WHAT THE TASK ASKS => Pick out every line with the word "chart" and copy it.

RAW RECORDS =>

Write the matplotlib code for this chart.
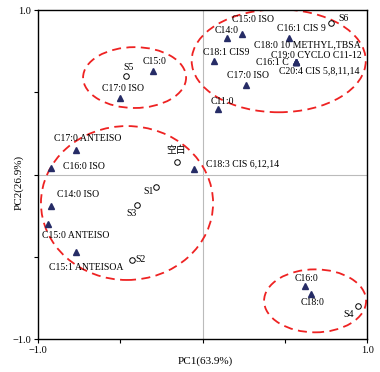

---

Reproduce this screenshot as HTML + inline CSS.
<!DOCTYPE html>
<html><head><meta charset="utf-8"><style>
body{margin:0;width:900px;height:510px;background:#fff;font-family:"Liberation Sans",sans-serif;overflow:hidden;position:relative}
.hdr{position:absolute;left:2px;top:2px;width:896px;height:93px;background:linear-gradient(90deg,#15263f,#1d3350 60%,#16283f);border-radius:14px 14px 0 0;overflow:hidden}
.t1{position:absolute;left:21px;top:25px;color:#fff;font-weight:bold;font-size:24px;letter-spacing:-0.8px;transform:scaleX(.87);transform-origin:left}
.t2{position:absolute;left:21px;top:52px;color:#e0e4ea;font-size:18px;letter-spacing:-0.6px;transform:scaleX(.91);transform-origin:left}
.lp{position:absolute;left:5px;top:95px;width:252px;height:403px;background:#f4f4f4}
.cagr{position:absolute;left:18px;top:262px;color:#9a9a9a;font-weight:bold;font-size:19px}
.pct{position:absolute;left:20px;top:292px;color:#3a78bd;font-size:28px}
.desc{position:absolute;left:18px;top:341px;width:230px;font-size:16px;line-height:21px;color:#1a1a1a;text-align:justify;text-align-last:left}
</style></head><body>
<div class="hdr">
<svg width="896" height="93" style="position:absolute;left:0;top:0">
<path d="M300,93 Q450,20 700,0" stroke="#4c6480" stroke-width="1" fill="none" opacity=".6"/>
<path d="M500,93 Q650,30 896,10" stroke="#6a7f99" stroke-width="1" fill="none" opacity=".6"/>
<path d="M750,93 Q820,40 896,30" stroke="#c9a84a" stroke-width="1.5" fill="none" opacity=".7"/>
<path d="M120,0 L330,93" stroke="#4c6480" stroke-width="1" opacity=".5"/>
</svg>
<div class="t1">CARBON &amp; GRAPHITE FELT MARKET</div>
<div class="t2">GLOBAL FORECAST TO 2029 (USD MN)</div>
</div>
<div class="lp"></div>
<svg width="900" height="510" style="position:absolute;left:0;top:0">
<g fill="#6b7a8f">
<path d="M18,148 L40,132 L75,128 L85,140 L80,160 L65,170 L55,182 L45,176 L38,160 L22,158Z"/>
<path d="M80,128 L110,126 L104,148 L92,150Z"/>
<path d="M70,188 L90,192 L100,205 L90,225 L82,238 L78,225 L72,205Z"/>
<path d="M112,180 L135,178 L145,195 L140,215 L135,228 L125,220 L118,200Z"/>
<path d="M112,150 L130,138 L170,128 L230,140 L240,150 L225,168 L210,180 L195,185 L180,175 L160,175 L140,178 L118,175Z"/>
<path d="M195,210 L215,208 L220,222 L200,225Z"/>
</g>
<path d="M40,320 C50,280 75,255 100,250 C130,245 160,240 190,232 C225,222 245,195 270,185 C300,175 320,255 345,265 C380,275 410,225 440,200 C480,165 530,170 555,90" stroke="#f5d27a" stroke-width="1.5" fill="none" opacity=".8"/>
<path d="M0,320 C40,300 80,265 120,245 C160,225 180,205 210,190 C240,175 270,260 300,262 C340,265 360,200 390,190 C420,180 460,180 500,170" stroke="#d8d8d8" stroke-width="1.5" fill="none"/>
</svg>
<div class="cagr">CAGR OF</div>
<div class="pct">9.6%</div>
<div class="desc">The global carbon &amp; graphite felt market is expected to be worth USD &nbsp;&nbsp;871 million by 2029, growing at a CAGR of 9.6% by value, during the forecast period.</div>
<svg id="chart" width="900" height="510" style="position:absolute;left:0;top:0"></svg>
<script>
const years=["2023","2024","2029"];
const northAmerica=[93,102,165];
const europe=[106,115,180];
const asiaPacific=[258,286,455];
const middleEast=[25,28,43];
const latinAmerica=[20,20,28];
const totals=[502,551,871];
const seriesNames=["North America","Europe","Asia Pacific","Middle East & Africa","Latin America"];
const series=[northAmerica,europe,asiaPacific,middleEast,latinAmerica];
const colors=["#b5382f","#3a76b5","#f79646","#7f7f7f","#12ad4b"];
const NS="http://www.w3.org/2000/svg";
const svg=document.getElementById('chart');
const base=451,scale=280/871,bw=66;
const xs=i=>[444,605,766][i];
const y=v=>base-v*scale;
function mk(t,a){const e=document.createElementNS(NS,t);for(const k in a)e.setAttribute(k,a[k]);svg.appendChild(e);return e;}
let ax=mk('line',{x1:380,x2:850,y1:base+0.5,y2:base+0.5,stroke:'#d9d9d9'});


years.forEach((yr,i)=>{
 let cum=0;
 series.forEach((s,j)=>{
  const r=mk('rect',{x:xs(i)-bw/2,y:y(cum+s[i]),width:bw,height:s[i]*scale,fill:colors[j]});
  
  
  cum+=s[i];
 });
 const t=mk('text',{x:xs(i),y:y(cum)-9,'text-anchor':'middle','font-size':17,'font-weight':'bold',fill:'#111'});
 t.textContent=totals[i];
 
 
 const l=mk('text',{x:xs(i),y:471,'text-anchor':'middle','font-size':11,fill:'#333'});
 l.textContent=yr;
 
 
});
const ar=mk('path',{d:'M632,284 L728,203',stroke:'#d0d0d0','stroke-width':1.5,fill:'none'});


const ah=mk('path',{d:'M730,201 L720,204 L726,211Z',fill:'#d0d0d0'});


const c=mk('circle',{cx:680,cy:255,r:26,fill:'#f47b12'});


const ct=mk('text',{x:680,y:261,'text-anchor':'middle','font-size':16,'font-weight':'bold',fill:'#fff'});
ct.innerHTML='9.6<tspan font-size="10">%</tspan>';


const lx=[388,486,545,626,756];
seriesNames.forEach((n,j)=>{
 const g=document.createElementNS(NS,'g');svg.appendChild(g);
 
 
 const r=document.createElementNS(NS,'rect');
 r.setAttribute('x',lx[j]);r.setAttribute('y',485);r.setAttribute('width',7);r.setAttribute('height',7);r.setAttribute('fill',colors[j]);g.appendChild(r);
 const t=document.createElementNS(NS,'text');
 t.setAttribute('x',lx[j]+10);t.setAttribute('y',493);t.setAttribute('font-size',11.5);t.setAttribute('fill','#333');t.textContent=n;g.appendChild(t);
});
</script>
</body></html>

REPLY TO THE EXERCISE =>
Write the matplotlib code for this chart.
<svg id="chart" width="900" height="510" style="position:absolute;left:0;top:0"></svg>
const svg=document.getElementById('chart');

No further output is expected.